Extent of the shrinkage cavity in a riser which is working properly.
This so-called extraction volume must be extended to a maximum. However, for reasons of technological security, it needs to be limited by means of optimum riser sizing and design such that the cavity depth in the riser is not greater than 80% of the riser height. Figs. 1 and 2 show hot to improve the extraction volume using optimized riser shapes and illustrate the effect of exothermic materials regarding extractability. The mini risers widely used today have a very long burning time, i.e. the material required for feeding can be minimized and the extraction volume reaches maximum values. This considerably increases yield (Fig. 3).

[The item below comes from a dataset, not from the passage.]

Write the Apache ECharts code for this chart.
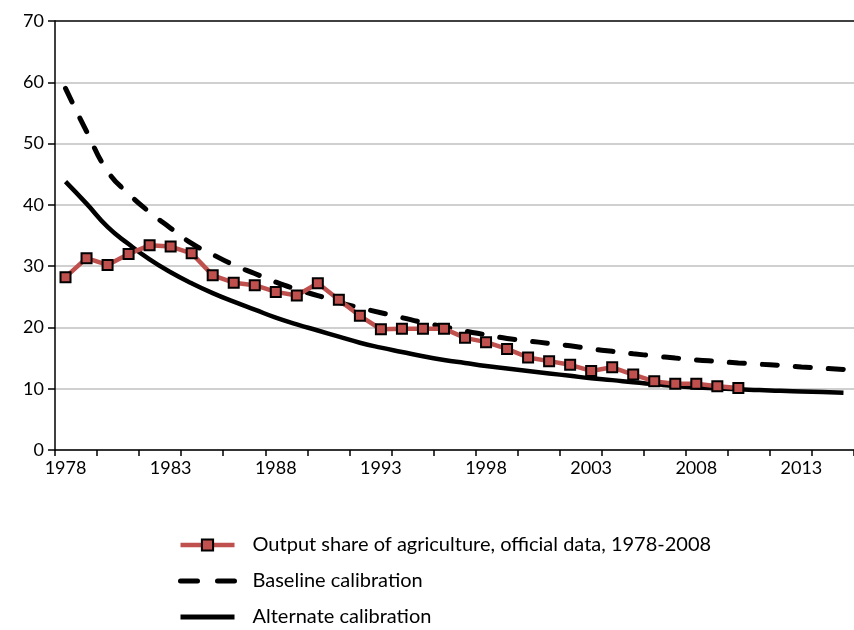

The riser effect and thus the extraction volume are only ensured if the melt in the riser head remains in contact with the atmosphere during contraction of the casting. If a dense solidified crust forms prematurely at the riser head along with the solidification at the riser wall, the contact between the riser metal and the atmosphere is disrupted and the displacement effect caused by the atmospheric pressure is lost. With open risers, heat-insulating substances or exothermic compounds can be used to maintain contact with the atmosphere, while closed risers should conveniently be provided with a porous sand core insert in the riser head or a sand edge (Williams groove) extending into the riser cavity. Today, these so-called Williams risers are used in various designs, e.g. as a Williams tip or strip on naturally shaped risers, as Williams cores consisting of quartz sand or exothermic compounds, molded onto the riserpattern or inserted into the riser cavity.